SHORT PROBLEM - Would you transcribe the listing that follows, character for character, and omit its images?

SOURCE MATERIAL -

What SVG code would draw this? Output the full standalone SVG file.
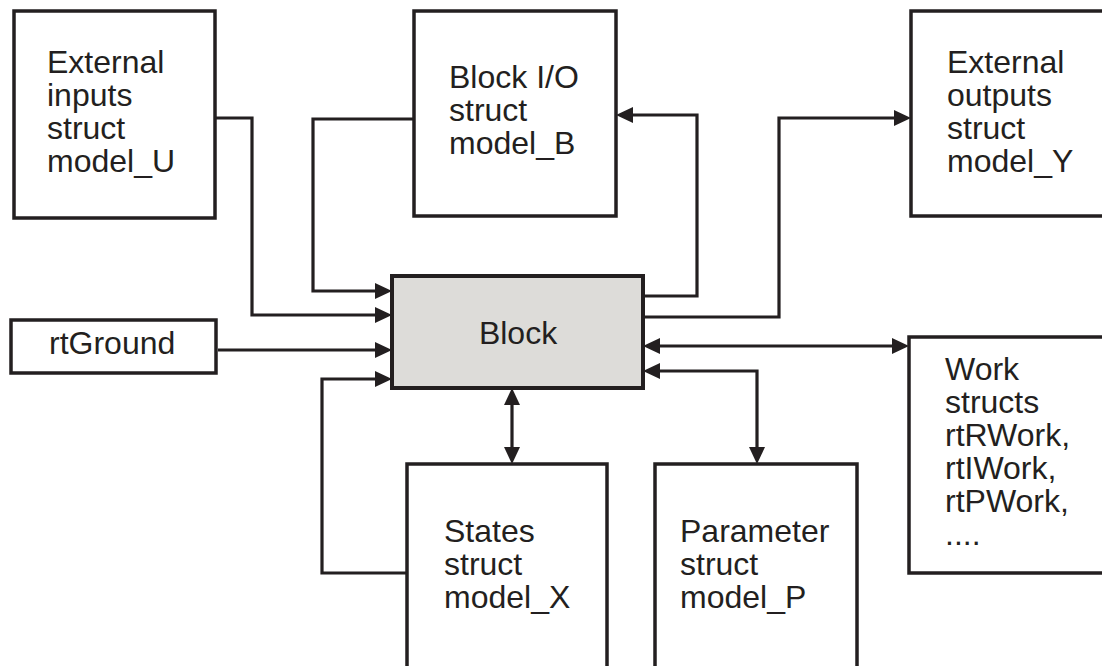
<svg xmlns="http://www.w3.org/2000/svg" width="1102" height="666" viewBox="0 0 1102 666">
<style>
.box{fill:#ffffff;stroke:#231f20;stroke-width:3.5}
.blk{fill:#dddcd9;stroke:#231f20;stroke-width:4}
.lbl{font-family:"Liberation Sans",Arial,sans-serif;font-size:32px;fill:#231f20}
.con{fill:none;stroke:#231f20;stroke-width:3.2}
</style>
<defs>
<marker id="ah" viewBox="0 0 17 16" refX="11" refY="8" markerWidth="17" markerHeight="16" markerUnits="userSpaceOnUse" orient="auto-start-reverse">
<path d="M0,0 L17,8 L0,16 z" fill="#231f20"/>
</marker>
</defs>
<rect width="1102" height="666" fill="#ffffff"/>
<g id="connectors">
<path class="con" d="M215,118 H252 V315 H386" marker-end="url(#ah)"/>
<path class="con" d="M414,119 H313 V291 H386" marker-end="url(#ah)"/>
<path class="con" d="M218,350 H386" marker-end="url(#ah)"/>
<path class="con" d="M407,573 H322 V379 H386" marker-end="url(#ah)"/>
<path class="con" d="M643,296 H697 V115 H622" marker-end="url(#ah)"/>
<path class="con" d="M643,317 H779 V118 H905" marker-end="url(#ah)"/>
<path class="con" d="M649,346 H903" marker-start="url(#ah)" marker-end="url(#ah)"/>
<path class="con" d="M649,371 H757 V458" marker-start="url(#ah)" marker-end="url(#ah)"/>
<path class="con" d="M512,394 V458" marker-start="url(#ah)" marker-end="url(#ah)"/>
</g>
<g id="ext-inputs">
<rect class="box" x="14" y="11" width="201" height="207"/>
<text class="lbl" x="47" y="73">External<tspan x="47" dy="33">inputs</tspan><tspan x="47" dy="33">struct</tspan><tspan x="47" dy="33">model_U</tspan></text>
</g>
<g id="block-io">
<rect class="box" x="414" y="11" width="202" height="205"/>
<text class="lbl" x="449" y="88">Block I/O<tspan x="449" dy="33">struct</tspan><tspan x="449" dy="33">model_B</tspan></text>
</g>
<g id="ext-outputs">
<rect class="box" x="911" y="11" width="200" height="205"/>
<text class="lbl" x="947" y="73">External<tspan x="947" dy="33">outputs</tspan><tspan x="947" dy="33">struct</tspan><tspan x="947" dy="33">model_Y</tspan></text>
</g>
<g id="rtground">
<rect class="box" x="11" y="320" width="205" height="53"/>
<text class="lbl" x="49" y="354">rtGround</text>
</g>
<g id="block">
<rect class="blk" x="392" y="276" width="251" height="112"/>
<text class="lbl" x="518" y="344" text-anchor="middle">Block</text>
</g>
<g id="work">
<rect class="box" x="909" y="337" width="200" height="236"/>
<text class="lbl" x="945" y="380">Work<tspan x="945" dy="33">structs</tspan><tspan x="945" dy="33">rtRWork,</tspan><tspan x="945" dy="33">rtIWork,</tspan><tspan x="945" dy="33">rtPWork,</tspan><tspan x="945" dy="33">....</tspan></text>
</g>
<g id="states">
<rect class="box" x="407" y="464" width="200" height="215"/>
<text class="lbl" x="444" y="542">States<tspan x="444" dy="33">struct</tspan><tspan x="444" dy="33">model_X</tspan></text>
</g>
<g id="parameter">
<rect class="box" x="655" y="464" width="202" height="215"/>
<text class="lbl" x="680" y="542">Parameter<tspan x="680" dy="33">struct</tspan><tspan x="680" dy="33">model_P</tspan></text>
</g>
</svg>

FINAL RESULT -
What SVG code would draw this? Output the full standalone SVG file.
<svg xmlns="http://www.w3.org/2000/svg" width="1102" height="666" viewBox="0 0 1102 666">
<style>
.box{fill:#ffffff;stroke:#231f20;stroke-width:3.5}
.blk{fill:#dddcd9;stroke:#231f20;stroke-width:4}
.lbl{font-family:"Liberation Sans",Arial,sans-serif;font-size:32px;fill:#231f20}
.con{fill:none;stroke:#231f20;stroke-width:3.2}
</style>
<defs>
<marker id="ah" viewBox="0 0 17 16" refX="11" refY="8" markerWidth="17" markerHeight="16" markerUnits="userSpaceOnUse" orient="auto-start-reverse">
<path d="M0,0 L17,8 L0,16 z" fill="#231f20"/>
</marker>
</defs>
<rect width="1102" height="666" fill="#ffffff"/>
<g id="connectors">
<path class="con" d="M215,118 H252 V315 H386" marker-end="url(#ah)"/>
<path class="con" d="M414,119 H313 V291 H386" marker-end="url(#ah)"/>
<path class="con" d="M218,350 H386" marker-end="url(#ah)"/>
<path class="con" d="M407,573 H322 V379 H386" marker-end="url(#ah)"/>
<path class="con" d="M643,296 H697 V115 H622" marker-end="url(#ah)"/>
<path class="con" d="M643,317 H779 V118 H905" marker-end="url(#ah)"/>
<path class="con" d="M649,346 H903" marker-start="url(#ah)" marker-end="url(#ah)"/>
<path class="con" d="M649,371 H757 V458" marker-start="url(#ah)" marker-end="url(#ah)"/>
<path class="con" d="M512,394 V458" marker-start="url(#ah)" marker-end="url(#ah)"/>
</g>
<g id="ext-inputs">
<rect class="box" x="14" y="11" width="201" height="207"/>
<text class="lbl" x="47" y="73">External<tspan x="47" dy="33">inputs</tspan><tspan x="47" dy="33">struct</tspan><tspan x="47" dy="33">model_U</tspan></text>
</g>
<g id="block-io">
<rect class="box" x="414" y="11" width="202" height="205"/>
<text class="lbl" x="449" y="88">Block I/O<tspan x="449" dy="33">struct</tspan><tspan x="449" dy="33">model_B</tspan></text>
</g>
<g id="ext-outputs">
<rect class="box" x="911" y="11" width="200" height="205"/>
<text class="lbl" x="947" y="73">External<tspan x="947" dy="33">outputs</tspan><tspan x="947" dy="33">struct</tspan><tspan x="947" dy="33">model_Y</tspan></text>
</g>
<g id="rtground">
<rect class="box" x="11" y="320" width="205" height="53"/>
<text class="lbl" x="49" y="354">rtGround</text>
</g>
<g id="block">
<rect class="blk" x="392" y="276" width="251" height="112"/>
<text class="lbl" x="518" y="344" text-anchor="middle">Block</text>
</g>
<g id="work">
<rect class="box" x="909" y="337" width="200" height="236"/>
<text class="lbl" x="945" y="380">Work<tspan x="945" dy="33">structs</tspan><tspan x="945" dy="33">rtRWork,</tspan><tspan x="945" dy="33">rtIWork,</tspan><tspan x="945" dy="33">rtPWork,</tspan><tspan x="945" dy="33">....</tspan></text>
</g>
<g id="states">
<rect class="box" x="407" y="464" width="200" height="215"/>
<text class="lbl" x="444" y="542">States<tspan x="444" dy="33">struct</tspan><tspan x="444" dy="33">model_X</tspan></text>
</g>
<g id="parameter">
<rect class="box" x="655" y="464" width="202" height="215"/>
<text class="lbl" x="680" y="542">Parameter<tspan x="680" dy="33">struct</tspan><tspan x="680" dy="33">model_P</tspan></text>
</g>
</svg>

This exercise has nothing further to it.